Pada usia delapan tahun, Zaid bin Haritsah al-Ka’by diajak ibundanya, Su’da binti Tsa’labah, untuk mengunjungi kaumnya, Bani Ma’in. Dalam perjalanan, terdapat riwayat yang menyebutkan bahwa mereka dirampok, sedangkan riwayat lain menyatakan bahwa mereka tiba di Bani Ma’in dengan selamat. Namun, tak lama setelah tiba, Bani al-Qain menyerang Bani Ma’in, menjarah harta benda dan menawan anak-anak, termasuk Zaid. Anak-anak tersebut kemudian dibawa ke pasar Ukaz untuk dijual.

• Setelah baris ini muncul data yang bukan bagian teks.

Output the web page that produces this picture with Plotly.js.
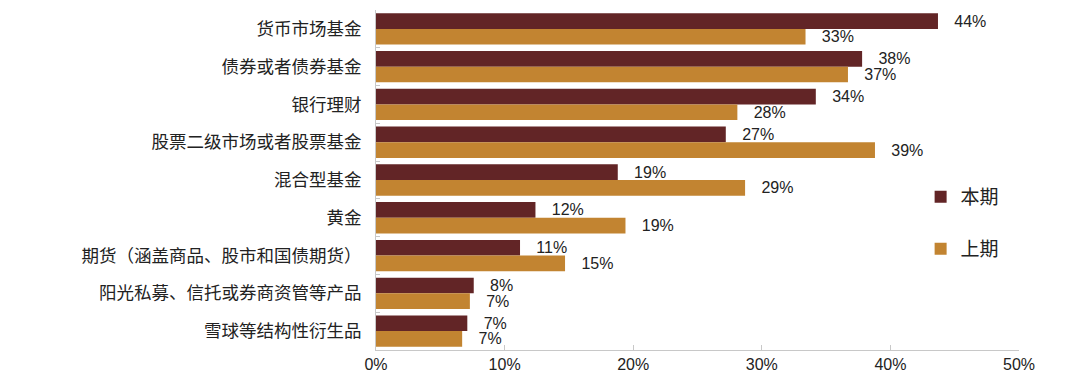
<!DOCTYPE html>
<html>
<head>
<meta charset="utf-8">
<script src="https://cdn.plot.ly/plotly-3.0.1.min.js"></script>
<style>html,body{margin:0;padding:0;background:#fff;}#chart{width:1080px;height:389px;}</style>
</head>
<body>
<div id="chart"></div>
<script>
const categories = ["货币市场基金","债券或者债券基金","银行理财","股票二级市场或者股票基金","混合型基金","黄金","期货（涵盖商品、股市和国债期货）","阳光私募、信托或券商资管等产品","雪球等结构性衍生品"];
const current = [43.7, 37.8, 34.2, 27.2, 18.8, 12.4, 11.2, 7.6, 7.1];
const previous = [33.4, 36.7, 28.1, 38.8, 28.7, 19.4, 14.7, 7.3, 6.7];
const xTickVals = [0, 10, 20, 30, 40, 50];
const xTickText = ["0%", "10%", "20%", "30%", "40%", "50%"];

const labelFont = {family: "Liberation Sans, Arial, sans-serif", size: 16, color: "#222"};
const traces = [
  {type: "bar", orientation: "h", name: "本期", y: categories, x: current,
   marker: {color: "#622526"}, text: current.map(v => "   " + Math.round(v) + "%"),
   textposition: "outside", constraintext: "none", textfont: labelFont, cliponaxis: false, legend: "legend"},
  {type: "bar", orientation: "h", name: "上期", y: categories, x: previous,
   marker: {color: "#C28431"}, text: previous.map(v => "   " + Math.round(v) + "%"),
   textposition: "outside", constraintext: "none", textfont: labelFont, cliponaxis: false, legend: "legend2"}
];
const legendFont = {family: "Noto Sans CJK SC, sans-serif", size: 19, color: "#222"};
const layout = {
  width: 1080, height: 389,
  margin: {l: 376, r: 61, t: 10, b: 39},
  paper_bgcolor: "#fff", plot_bgcolor: "#fff",
  barmode: "group", bargap: 0.17, bargroupgap: 0,
  uniformtext: {mode: false},
  xaxis: {range: [0, 50], tickvals: xTickVals, ticktext: xTickText, showgrid: false, zeroline: false,
    showline: true, linecolor: "#c8c8c8", linewidth: 1, ticks: "inside", ticklen: 5, tickcolor: "#c8c8c8",
    tickfont: {family: "Liberation Sans, Arial, sans-serif", size: 16, color: "#222"}, fixedrange: true},
  yaxis: {autorange: "reversed", showgrid: false, zeroline: false, showline: true, linecolor: "#c8c8c8",
    ticks: "inside", ticklen: 4, tickcolor: "#c8c8c8", tickson: "boundaries", ticklabelstandoff: 10,
    tickfont: {family: "Noto Sans CJK SC, sans-serif", size: 17.5, color: "#222"}},
  showlegend: true,
  legend: {x: 0.847, xanchor: "left", y: 0.45, yanchor: "middle",
    font: legendFont, itemwidth: 30, bgcolor: "rgba(0,0,0,0)"},
  legend2: {x: 0.847, xanchor: "left", y: 0.297, yanchor: "middle",
    font: legendFont, itemwidth: 30, bgcolor: "rgba(0,0,0,0)"},
  font: {family: "Noto Sans CJK SC, sans-serif"}
};
Plotly.newPlot("chart", traces, layout, {displayModeBar: false, staticPlot: true});
</script>
</body>
</html>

Zaid dibeli oleh Hakim bin Hizam bin Khuwailid dengan harga 400 dirham, lalu diberikan kepada bibinya, Sayyidah Khadijah, sebagai hadiah. Ada pula riwayat yang menyatakan bahwa Sayyidah Khadijah yang membeli Zaid di pasar Ukaz. Setelah menikah dengan Sayyidah Khadijah, Nabi Muhammad menerima Zaid sebagai hadiah, dan sejak saat itu, Zaid tinggal bersamanya. Seiring waktu, Zaid menjadi salah satu sahabat Nabi yang istimewa dan diangkat sebagai anak angkat oleh Nabi Muhammad.
Awalnya, Zaid merasakan kesedihan karena terpisah dari orang tuanya. Namun, perlakuan lembut dan kasih sayang Nabi Muhammad membuatnya merasa nyaman. Zaid sangat beruntung bisa mengenal dan melayani Nabi Muhammad. Sementara itu, orang tua Zaid merasakan kesedihan mendalam. Ibunya, Su’ad, terus-menerus meratapi nasib anaknya yang hilang, sedangkan ayahnya, Haritsah, tidak berhenti mencarinya dan bahkan mengekspresikan rasa sedihnya melalui syair.
Kabar baik datang ketika sekelompok orang dari kaum Zaid bin Haritsah yang sedang menunaikan haji di Makkah bertemu dengan Zaid dan memberi tahu keadaan dan tempat tinggalnya kepada orang tuanya. Haritsah bersama saudaranya Ka’ab berangkat ke Makkah untuk menemui Nabi Muhammad dan meminta agar anaknya dikembalikan. Mereka juga membawa uang sebagai tebusan.
Di hadapan Nabi Muhammad, Zaid diberikan pilihan untuk tetap bersama beliau atau pulang ke orang tuanya. Dengan penuh emosi, Zaid akhirnya memilih untuk tetap tinggal bersama Nabi Muhammad. Melihat keputusan Zaid, Haritsah merasa kecewa dan tidak terima, tetapi Nabi Muhammad menenangkan Haritsah dan mendeklarasikan bahwa Zaid adalah anak angkatnya.
Setelah mendengar deklarasi tersebut, hati Haritsah dan Ka’ab menjadi tenang. Mereka memahami kedudukan mulia anak mereka di Makkah dan pulang dengan hati lega menerima keputusan Zaid untuk tetap bersama Nabi Muhammad.